Aim:
Omit the pictures and print exactly the lines of the listing below, starting at the first and ending at the line containing "(o2e) at (1140,38.5)".
═════ Records provided ═════
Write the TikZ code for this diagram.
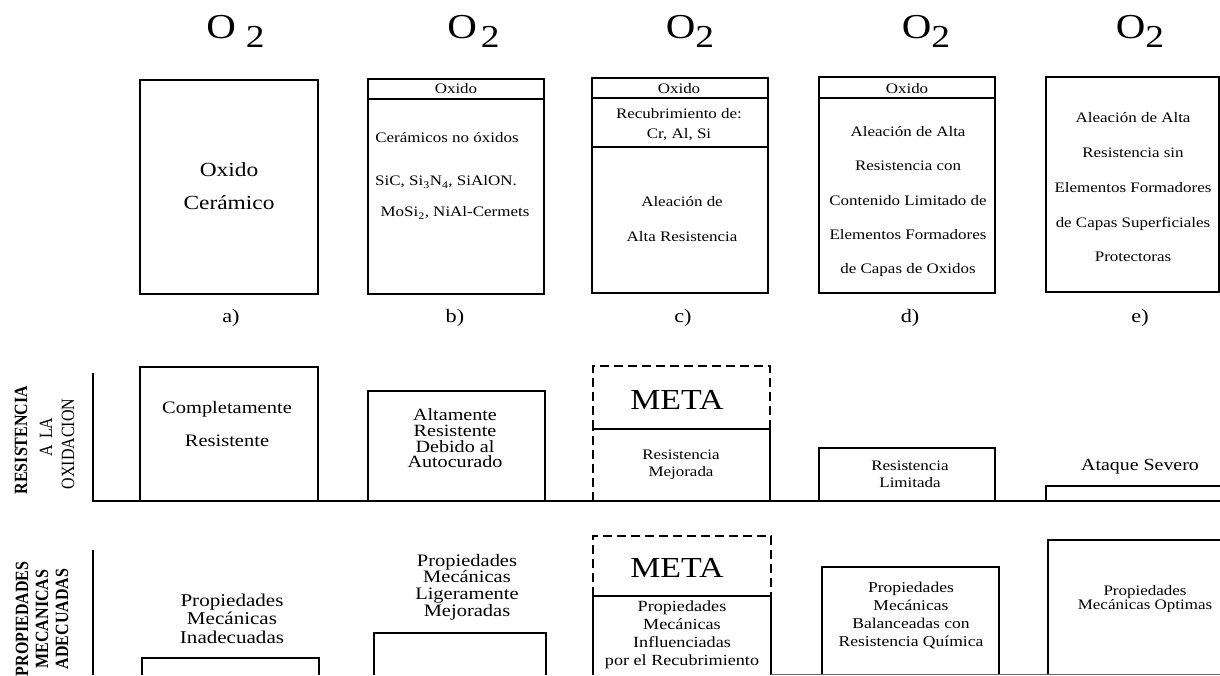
\documentclass[tikz,border=0pt]{standalone}
\usepackage{fontspec}
\setmainfont{Liberation Serif}[FakeStretch=1.17]
% axis captions run upwards: condensed along the line, tall across it
\newfontfamily\axisfont{Liberation Serif}[FakeStretch=0.855]
% size and leading in one go, lines may sit closer than the font size
\newcommand\setfs[2]{\fontsize{#1pt}{#2pt}\selectfont\lineskiplimit=-100pt\relax}
\begin{document}
\begin{tikzpicture}[x=1pt,y=-1pt,
  frame/.style={line width=1.3pt},
  goal/.style={line width=1.3pt,dash pattern=on 9pt off 5pt},
  axisline/.style={line width=1.3pt},
  lbl/.style={inner sep=0pt,align=center},
  gas/.style={inner sep=0pt,anchor=base},
  caption/.style={inner sep=0pt,font=\setfs{19}{19}},
  band/.style={inner sep=0pt,font=\setfs{14.5}{14.5}},
  axislbl/.style={inner sep=0pt,rotate=90},
]
\useasboundingbox (0,0) rectangle (1220,675);

% ---------- oxygen labels ----------
\node[gas] (o2a) at (235.5,38.5) {\setfs{35}{35}O\hspace{10pt}\raisebox{-9pt}{\setfs{32}{32}2}};
\node[gas] (o2b) at (473.5,38.5) {\setfs{35}{35}O\hspace{4pt}\raisebox{-9pt}{\setfs{32}{32}2}};
\node[gas] (o2c) at (690,38.5) {\setfs{35}{35}O\raisebox{-9pt}{\setfs{32}{32}2}};
\node[gas] (o2d) at (926,38.5) {\setfs{35}{35}O\raisebox{-9pt}{\setfs{32}{32}2}};
\node[gas] (o2e) at (1140,38.5) {\setfs{35}{35}O\raisebox{-9pt}{\setfs{32}{32}2}};

% ---------- material cross sections ----------
% a) oxide ceramic
\draw[frame] (140,80) rectangle (318,294);
\node[lbl,font=\setfs{20}{33}] (ma) at (229,186.5) {Oxido\\Cerámico};
% b) non-oxide ceramics
\draw[frame] (368,79) rectangle (544,294);
\draw[frame] (368,99) -- (544,99);
\node[band] (oxb) at (456,89) {Oxido};
\node[lbl,font=\setfs{14.5}{14.5}] (mb1) at (447,138) {Cerámicos no óxidos};
\node[lbl,font=\setfs{14.5}{14.5}] (mb2) at (446,182) {SiC, Si\textsubscript{3}N\textsubscript{4}, SiAlON.};
\node[lbl,font=\setfs{14.5}{14.5}] (mb3) at (455,213) {MoSi\textsubscript{2}, NiAl-Cermets};
% c) coated alloy
\draw[frame] (592,78) rectangle (768,293);
\draw[frame] (592,98) -- (768,98);
\draw[frame] (592,147) -- (768,147);
\node[band] (oxc) at (679,89) {Oxido};
\node[lbl,font=\setfs{14.5}{20}] (mc1) at (679,125) {Recubrimiento de:\\Cr, Al, Si};
\node[lbl,font=\setfs{14.5}{35}] (mc2) at (682,219.5) {Aleación de\\Alta Resistencia};
% d) alloy with limited scale formers
\draw[frame] (819,77) rectangle (995,293);
\draw[frame] (819,98) -- (995,98);
\node[band] (oxd) at (907,89) {Oxido};
\node[lbl,font=\setfs{14.5}{34.25}] (md) at (908,201.5)
  {Aleación de Alta\\Resistencia con\\Contenido Limitado de\\Elementos Formadores\\de Capas de Oxidos};
% e) alloy without protective scale formers
\draw[frame] (1046,77) rectangle (1219,292);
\node[lbl,font=\setfs{14.5}{34.75}] (me) at (1133,187.5)
  {Aleación de Alta\\Resistencia sin\\Elementos Formadores\\de Capas Superficiales\\Protectoras};

\node[caption] (ca) at (231,318) {a)};
\node[caption] (cb) at (455,318) {b)};
\node[caption] (cc) at (683,318) {c)};
\node[caption] (cd) at (910,318) {d)};
\node[caption] (ce) at (1140,318) {e)};

% ---------- oxidation resistance chart ----------
\node[axislbl,font=\axisfont\setfs{18.7}{18.7}\bfseries] (r1) at (21,440) {RESISTENCIA};
\node[axislbl,font=\axisfont\setfs{18.7}{18.7}] (r2) at (46,437) {A\hspace{6pt}LA};
\node[axislbl,font=\axisfont\setfs{18.7}{18.7}] (r3) at (68,444) {OXIDACION};
\draw[axisline] (93,373) -- (93,501) -- (1220,501);

\draw[frame] (140,501) -- (140,367) -- (318,367) -- (318,501);
\node[lbl,font=\setfs{17.5}{33}] (ra) at (227,424.5) {Completamente\\Resistente};

\draw[frame] (368,501) -- (368,391) -- (545,391) -- (545,501);
\node[lbl,font=\setfs{17.2}{15.7}] (rb) at (455,438.5) {Altamente\\Resistente\\Debido al\\Autocurado};

\draw[goal] (593,429) -- (593,366) -- (770,366) -- (770,429);
\draw[goal] (593,501) -- (593,429);
\draw[frame] (593,429) -- (770,429) -- (770,501);
\node[lbl,font=\setfs{29}{29}] (rgoal) at (677,400) {META};
\node[lbl,font=\setfs{14.5}{17}] (rc) at (681,464.5) {Resistencia\\Mejorada};

\draw[frame] (819,501) -- (819,448) -- (995,448) -- (995,501);
\node[lbl,font=\setfs{14.5}{17}] (rd) at (910,474.5) {Resistencia\\Limitada};

\draw[frame] (1046,501) -- (1046,486) -- (1220,486);
\node[lbl,font=\setfs{17}{17}] (re) at (1140,467) {Ataque Severo};

% ---------- mechanical properties chart ----------
\node[axislbl,font=\axisfont\setfs{18.7}{18.7}\bfseries] (p1) at (22,619) {PROPIEDADES};
\node[axislbl,font=\axisfont\setfs{18.7}{18.7}\bfseries] (p2) at (42,619) {MECANICAS};
\node[axislbl,font=\axisfont\setfs{18.7}{18.7}\bfseries] (p3) at (62,619) {ADECUADAS};
\draw[axisline] (93,550) -- (93,675);

\draw[frame] (142,675) -- (142,658) -- (319,658) -- (319,675);
\node[lbl,font=\setfs{18}{18.5}] (pa) at (232,618.5) {Propiedades\\Mecánicas\\Inadecuadas};

\draw[frame] (374,675) -- (374,633) -- (546,633) -- (546,675);
\node[lbl,font=\setfs{17.5}{16.7}] (pb) at (467,587) {Propiedades\\Mecánicas\\Ligeramente\\Mejoradas};

\draw[goal] (593,596) -- (593,536) -- (771,536) -- (771,596);
\draw[frame] (593,675) -- (593,596) -- (771,596) -- (771,675);
\node[lbl,font=\setfs{29}{29}] (pgoal) at (677,568) {META};
\node[lbl,font=\setfs{15.5}{18}] (pc) at (682,635) {Propiedades\\Mecánicas\\Influenciadas\\por el Recubrimiento};

\draw[frame] (822,675) -- (822,567) -- (999,567) -- (999,675);
\node[lbl,font=\setfs{15}{18.3}] (pd) at (911,615.5) {Propiedades\\Mecánicas\\Balanceadas con\\Resistencia Química};

\draw[frame] (1048,675) -- (1048,540) -- (1220,540);
\node[lbl,font=\setfs{14.5}{14.5}] (pe) at (1145,599) {Propiedades\\Mecánicas Optimas};

\draw[line width=1pt,black!60] (771,674) -- (1220,674);
\end{tikzpicture}
\end{document}
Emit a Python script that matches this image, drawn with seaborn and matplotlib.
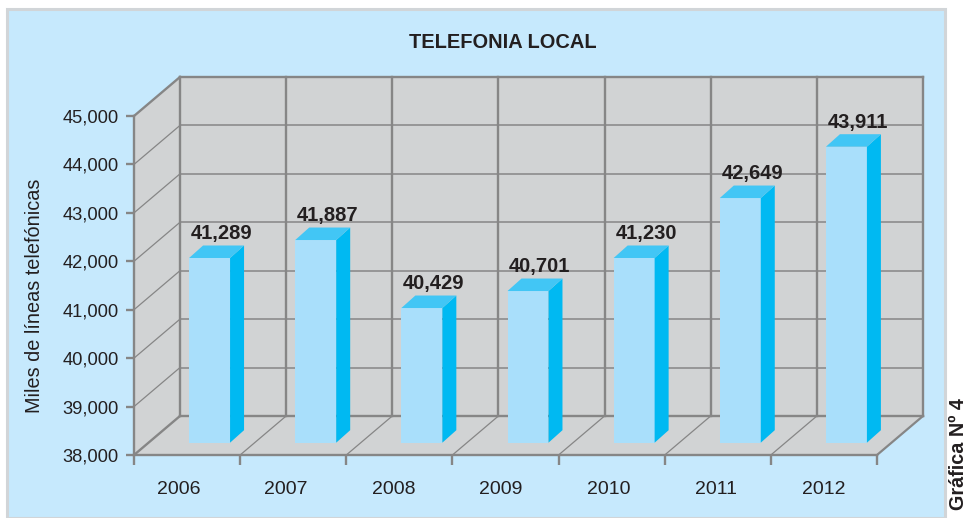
import numpy as np
import pandas as pd
import matplotlib
matplotlib.use("Agg")
import matplotlib.pyplot as plt
from matplotlib.patches import Polygon, Rectangle
from matplotlib.ticker import FuncFormatter
import seaborn as sns

years = ["2006", "2007", "2008", "2009", "2010", "2011", "2012"]
# heights as drawn in the picture (they do not agree exactly with the printed labels)
bar_heights = [41814, 42185, 40781, 41132, 41814, 43052, 44112]
bar_labels = ["41,289", "41,887", "40,429", "40,701", "41,230", "42,649", "43,911"]
y_ticks = [38000, 39000, 40000, 41000, 42000, 43000, 44000, 45000]

W, H = 970, 518
GREY = "#868686"
WALL = "#d1d3d4"
TEXT = "#231f20"
FRONT = "#a9dffb"
SIDE = "#00b9f2"
TOP = "#42c6f5"
PANEL = "#c6e9fd"

sns.set_theme(style="white")
plt.rcParams["font.family"] = ["Liberation Sans", "DejaVu Sans"]


def px_axes(fig, x0, y_bottom, width, height):
    return fig.add_axes([x0 / W, 1 - y_bottom / H, width / W, height / H])


fig = plt.figure(figsize=(W / 100, H / 100), dpi=100, facecolor="white")
fig.patches.append(Rectangle((7.5 / W, 0), 938 / W, 1 - 8.5 / H, transform=fig.transFigure,
                             facecolor=PANEL, edgecolor="#d1d5d8", linewidth=2.2, zorder=-1))

# front plane of the chart, holds the axis and the walls
ax = px_axes(fig, 134, 455, 743, 339)
ax.set_facecolor("none")
ax.set_xlim(-0.5, 6.5)
ax.set_ylim(y_ticks[0], y_ticks[-1])

wall_dx = 46 / 106.2
wall_dy = 39 / 339 * 7000
x0, x1 = -0.5, 6.5
y0, y1 = y_ticks[0], y_ticks[-1]

ax.add_patch(Polygon([(x0 + wall_dx, y0 + wall_dy), (x1 + wall_dx, y0 + wall_dy),
                      (x1 + wall_dx, y1 + wall_dy), (x0 + wall_dx, y1 + wall_dy)],
                     facecolor=WALL, edgecolor="none", clip_on=False, zorder=1))
ax.add_patch(Polygon([(x0, y0), (x0 + wall_dx, y0 + wall_dy),
                      (x0 + wall_dx, y1 + wall_dy), (x0, y1)],
                     facecolor=WALL, edgecolor="none", clip_on=False, zorder=1))
ax.add_patch(Polygon([(x0, y0), (x1, y0), (x1 + wall_dx, y0 + wall_dy), (x0 + wall_dx, y0 + wall_dy)],
                     facecolor=WALL, edgecolor="none", clip_on=False, zorder=1))

line_kw = dict(color=GREY, clip_on=False, zorder=2, solid_capstyle="projecting")
for v in y_ticks:
    lw = 1.7 if v in (y0, y1) else 1.1
    ax.plot([x0 + wall_dx, x1 + wall_dx], [v + wall_dy, v + wall_dy], lw=lw, **line_kw)
    diag_lw = 1.7 if v in (y0, y1) else 0.9
    ax.plot([x0, x0 + wall_dx], [v, v + wall_dy], lw=diag_lw, **line_kw)
for k in range(len(years) + 1):
    ax.plot([x0 + k + wall_dx] * 2, [y0 + wall_dy, y1 + wall_dy], lw=1.7, **line_kw)
    if k > 0:
        floor_lw = 1.6 if k == len(years) else 0.9
        ax.plot([x0 + k, x0 + k + wall_dx], [y0, y0 + wall_dy], lw=floor_lw, **line_kw)

ax.set_yticks(y_ticks)
ax.yaxis.set_major_formatter(FuncFormatter(lambda v, _: f"{int(v):,}"))
ax.set_xticks(np.arange(len(years)) * 1.0132 - 0.081, years)
ax.set_xticks(np.arange(len(years) + 1) - 0.5, minor=True)
ax.tick_params(axis="y", length=6, width=1.7, color=GREY, labelsize=13.2, labelcolor=TEXT, pad=5, left=True)
ax.tick_params(axis="x", which="major", length=0, labelsize=14, labelcolor=TEXT, pad=19)
ax.tick_params(axis="x", which="minor", length=7, width=1.7, color=GREY, bottom=True)
for name, spine in ax.spines.items():
    spine.set_visible(name in ("left", "bottom"))
    spine.set_color(GREY)
    spine.set_linewidth(1.7)
    spine.set_zorder(3)
ax.set_ylabel("Miles de líneas telefónicas", fontsize=14.3, color=TEXT)
ax.yaxis.set_label_coords(-0.121, 0.47)

# bars stand a little behind the front plane, so they get their own axes
ax_bars = px_axes(fig, 156.5, 442.7, 743, 339)
df = pd.DataFrame({"year": years, "value": bar_heights})
sns.barplot(data=df, x="year", y="value", color=FRONT, saturation=1, width=0.386,
            linewidth=0, ax=ax_bars)
ax_bars.set_xlim(-0.5, 6.5)
ax_bars.set_ylim(y0, y1)
ax_bars.set_axis_off()

bar_dx = 14 / 106.2
bar_dy = 12.5 / 339 * 7000
for bar, label in zip(ax_bars.containers[0], bar_labels):
    left = bar.get_x()
    right = left + bar.get_width()
    top = bar.get_height()
    ax_bars.add_patch(Polygon([(right, y0), (right + bar_dx, y0 + bar_dy),
                               (right + bar_dx, top + bar_dy), (right, top)],
                              facecolor=SIDE, edgecolor="none", clip_on=False))
    ax_bars.add_patch(Polygon([(left, top), (right, top), (right + bar_dx, top + bar_dy),
                               (left + bar_dx, top + bar_dy)],
                              facecolor=TOP, edgecolor="none", clip_on=False))
    ax_bars.annotate(label, ((left + right + bar_dx) / 2, top + bar_dy), xytext=(3.5, 1.5),
                     textcoords="offset points", ha="center", va="bottom",
                     fontsize=14.5, fontweight="bold", color=TEXT, annotation_clip=False)

fig.text(503 / W, 1 - 42 / H, "TELEFONIA LOCAL", ha="center", va="center",
         fontsize=14.4, fontweight="bold", color=TEXT)
fig.text(959 / W, 1 - 454 / H, "Gráfica Nº 4", rotation=90, ha="center", va="center",
         fontsize=14.2, fontweight="bold", color=TEXT)

plt.savefig("out.png", dpi=100)
plt.close()
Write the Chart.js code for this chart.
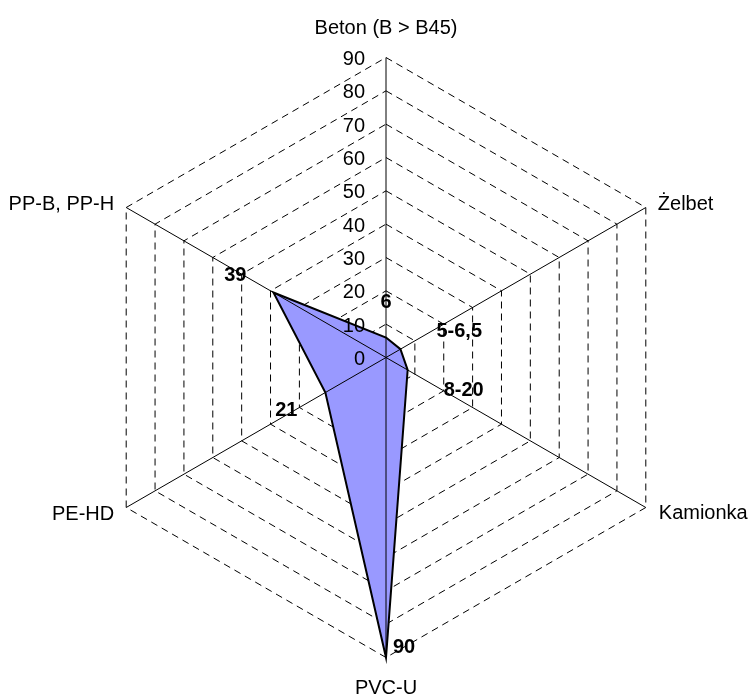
═════
Final result:
Write the TikZ code for this diagram.
\documentclass[tikz,border=0pt]{standalone}
\usepackage{fontspec}
\setmainfont{Liberation Serif}[FakeStretch=1.17]
% axis captions run upwards: condensed along the line, tall across it
\newfontfamily\axisfont{Liberation Serif}[FakeStretch=0.855]
% size and leading in one go, lines may sit closer than the font size
\newcommand\setfs[2]{\fontsize{#1pt}{#2pt}\selectfont\lineskiplimit=-100pt\relax}
\begin{document}
\begin{tikzpicture}[x=1pt,y=-1pt,
  frame/.style={line width=1.3pt},
  goal/.style={line width=1.3pt,dash pattern=on 9pt off 5pt},
  axisline/.style={line width=1.3pt},
  lbl/.style={inner sep=0pt,align=center},
  gas/.style={inner sep=0pt,anchor=base},
  caption/.style={inner sep=0pt,font=\setfs{19}{19}},
  band/.style={inner sep=0pt,font=\setfs{14.5}{14.5}},
  axislbl/.style={inner sep=0pt,rotate=90},
]
\useasboundingbox (0,0) rectangle (1220,675);

% ---------- oxygen labels ----------
\node[gas] (o2a) at (235.5,38.5) {\setfs{35}{35}O\hspace{10pt}\raisebox{-9pt}{\setfs{32}{32}2}};
\node[gas] (o2b) at (473.5,38.5) {\setfs{35}{35}O\hspace{4pt}\raisebox{-9pt}{\setfs{32}{32}2}};
\node[gas] (o2c) at (690,38.5) {\setfs{35}{35}O\raisebox{-9pt}{\setfs{32}{32}2}};
\node[gas] (o2d) at (926,38.5) {\setfs{35}{35}O\raisebox{-9pt}{\setfs{32}{32}2}};
\node[gas] (o2e) at (1140,38.5) {\setfs{35}{35}O\raisebox{-9pt}{\setfs{32}{32}2}};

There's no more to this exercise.